• [Stated problem]: Retype exactly the lines from the line containing "Generate a Python" through the line containing "import matplotlib.pyplot as plt", both included, and nothing more; skip the pictures.

• [Data]:
——————
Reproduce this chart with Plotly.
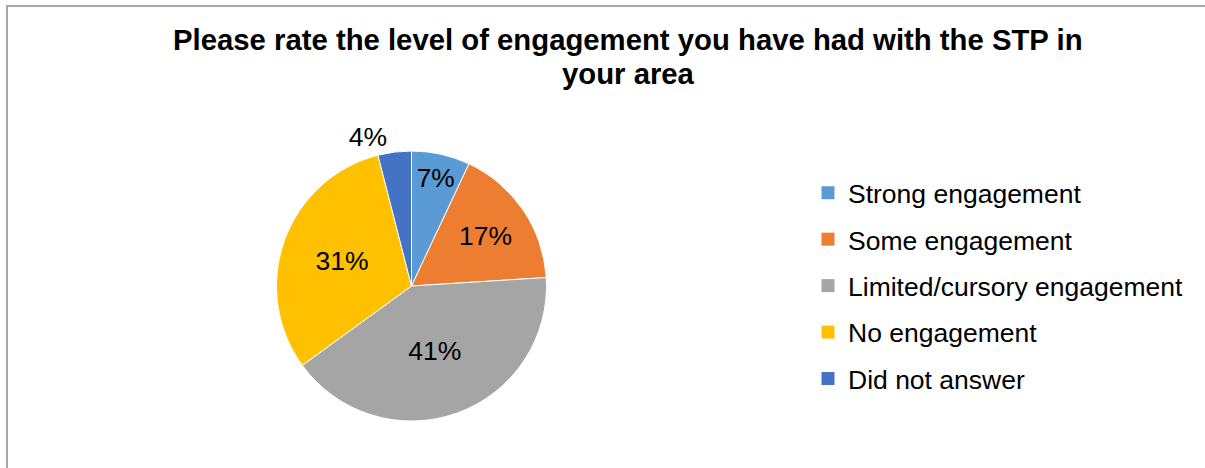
——————
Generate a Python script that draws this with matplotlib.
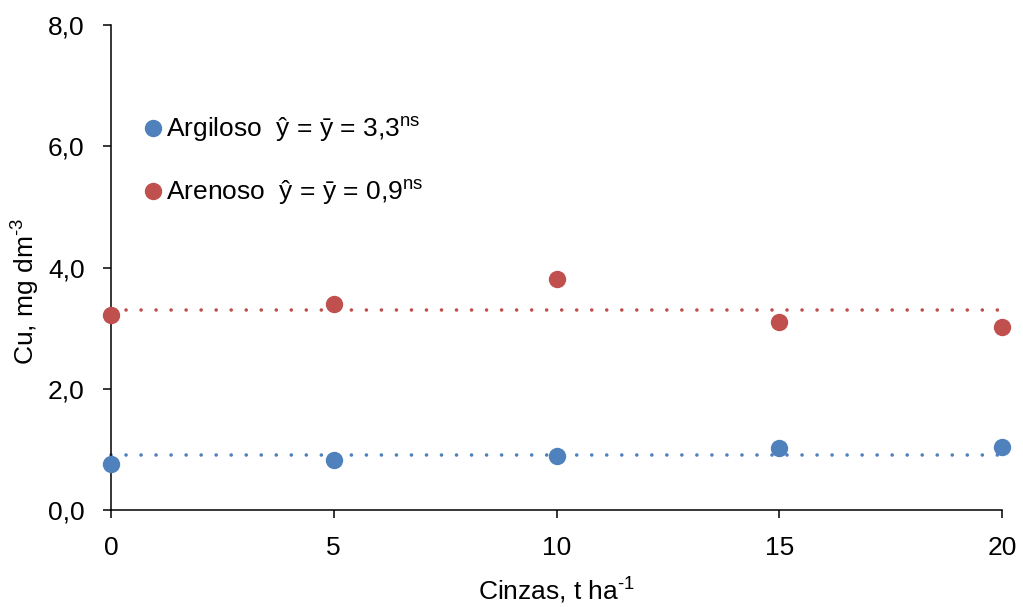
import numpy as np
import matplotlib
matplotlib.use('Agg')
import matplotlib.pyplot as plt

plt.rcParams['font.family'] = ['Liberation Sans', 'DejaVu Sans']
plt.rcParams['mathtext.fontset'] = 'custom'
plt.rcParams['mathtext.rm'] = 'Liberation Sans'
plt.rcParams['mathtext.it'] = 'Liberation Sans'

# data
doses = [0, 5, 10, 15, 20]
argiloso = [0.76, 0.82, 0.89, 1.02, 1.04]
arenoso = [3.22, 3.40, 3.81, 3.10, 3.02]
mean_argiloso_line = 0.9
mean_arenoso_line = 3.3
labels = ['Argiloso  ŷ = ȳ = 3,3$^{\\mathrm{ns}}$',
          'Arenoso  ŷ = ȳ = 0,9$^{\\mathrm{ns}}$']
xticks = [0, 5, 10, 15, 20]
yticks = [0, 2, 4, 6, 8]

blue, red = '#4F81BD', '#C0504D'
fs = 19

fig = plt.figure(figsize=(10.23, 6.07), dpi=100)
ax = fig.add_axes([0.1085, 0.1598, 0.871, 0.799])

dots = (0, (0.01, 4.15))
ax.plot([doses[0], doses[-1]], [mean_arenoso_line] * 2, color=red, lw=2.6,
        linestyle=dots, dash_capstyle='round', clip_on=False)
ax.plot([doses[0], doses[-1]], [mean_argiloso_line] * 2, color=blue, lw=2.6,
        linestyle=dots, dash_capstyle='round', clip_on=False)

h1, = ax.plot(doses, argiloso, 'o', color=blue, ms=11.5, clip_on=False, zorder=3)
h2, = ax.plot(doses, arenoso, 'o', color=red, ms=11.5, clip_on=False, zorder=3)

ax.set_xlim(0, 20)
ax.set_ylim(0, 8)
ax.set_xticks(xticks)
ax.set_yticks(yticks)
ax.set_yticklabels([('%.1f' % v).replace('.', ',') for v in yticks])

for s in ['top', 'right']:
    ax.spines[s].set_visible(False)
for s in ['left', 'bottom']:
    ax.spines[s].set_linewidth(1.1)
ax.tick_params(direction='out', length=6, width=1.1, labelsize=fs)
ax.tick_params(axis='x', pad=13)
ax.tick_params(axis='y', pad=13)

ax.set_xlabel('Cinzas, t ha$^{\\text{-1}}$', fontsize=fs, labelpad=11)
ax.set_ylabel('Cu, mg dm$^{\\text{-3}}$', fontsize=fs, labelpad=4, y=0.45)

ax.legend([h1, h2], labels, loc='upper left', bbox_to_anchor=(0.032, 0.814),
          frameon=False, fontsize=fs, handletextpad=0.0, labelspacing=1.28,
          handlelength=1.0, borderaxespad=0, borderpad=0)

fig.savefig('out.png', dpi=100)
——————
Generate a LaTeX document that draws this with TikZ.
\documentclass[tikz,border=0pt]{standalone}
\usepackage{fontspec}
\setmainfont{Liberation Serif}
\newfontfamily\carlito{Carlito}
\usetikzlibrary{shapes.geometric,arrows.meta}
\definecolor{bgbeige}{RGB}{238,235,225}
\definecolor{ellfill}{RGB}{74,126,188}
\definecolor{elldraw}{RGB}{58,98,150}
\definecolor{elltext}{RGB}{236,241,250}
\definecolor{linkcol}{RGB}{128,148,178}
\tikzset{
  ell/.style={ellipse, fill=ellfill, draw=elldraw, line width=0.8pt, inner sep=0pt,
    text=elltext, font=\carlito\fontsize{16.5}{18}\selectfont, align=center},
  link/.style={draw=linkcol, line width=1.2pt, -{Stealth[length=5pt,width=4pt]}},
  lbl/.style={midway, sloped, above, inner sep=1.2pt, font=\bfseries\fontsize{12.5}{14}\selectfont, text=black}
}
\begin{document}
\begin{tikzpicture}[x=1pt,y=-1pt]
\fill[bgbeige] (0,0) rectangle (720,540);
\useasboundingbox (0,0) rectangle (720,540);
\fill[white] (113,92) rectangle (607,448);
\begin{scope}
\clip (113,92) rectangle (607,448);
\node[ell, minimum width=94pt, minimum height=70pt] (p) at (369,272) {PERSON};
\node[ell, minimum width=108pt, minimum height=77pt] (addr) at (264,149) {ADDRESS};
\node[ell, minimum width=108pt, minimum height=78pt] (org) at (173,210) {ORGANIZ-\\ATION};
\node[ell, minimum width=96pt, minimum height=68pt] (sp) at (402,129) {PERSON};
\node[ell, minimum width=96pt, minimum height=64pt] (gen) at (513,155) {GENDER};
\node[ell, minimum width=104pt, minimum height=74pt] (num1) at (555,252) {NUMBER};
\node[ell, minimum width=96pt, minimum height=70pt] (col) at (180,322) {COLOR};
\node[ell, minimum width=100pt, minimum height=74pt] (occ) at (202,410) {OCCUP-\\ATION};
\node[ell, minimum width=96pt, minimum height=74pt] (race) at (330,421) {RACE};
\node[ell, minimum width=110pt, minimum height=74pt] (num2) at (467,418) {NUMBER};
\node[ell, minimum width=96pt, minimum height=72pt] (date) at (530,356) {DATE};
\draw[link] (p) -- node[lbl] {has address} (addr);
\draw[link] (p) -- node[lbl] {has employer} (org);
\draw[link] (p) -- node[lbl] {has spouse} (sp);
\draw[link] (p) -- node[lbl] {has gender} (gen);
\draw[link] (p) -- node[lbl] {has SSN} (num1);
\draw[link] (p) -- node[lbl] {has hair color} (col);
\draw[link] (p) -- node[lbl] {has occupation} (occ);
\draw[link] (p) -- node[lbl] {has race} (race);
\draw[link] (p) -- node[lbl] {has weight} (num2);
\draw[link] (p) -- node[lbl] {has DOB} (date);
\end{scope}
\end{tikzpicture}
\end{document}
——————
• [Response to this exercise]:
Generate a Python script that draws this with matplotlib.
import numpy as np
import matplotlib
matplotlib.use('Agg')
import matplotlib.pyplot as plt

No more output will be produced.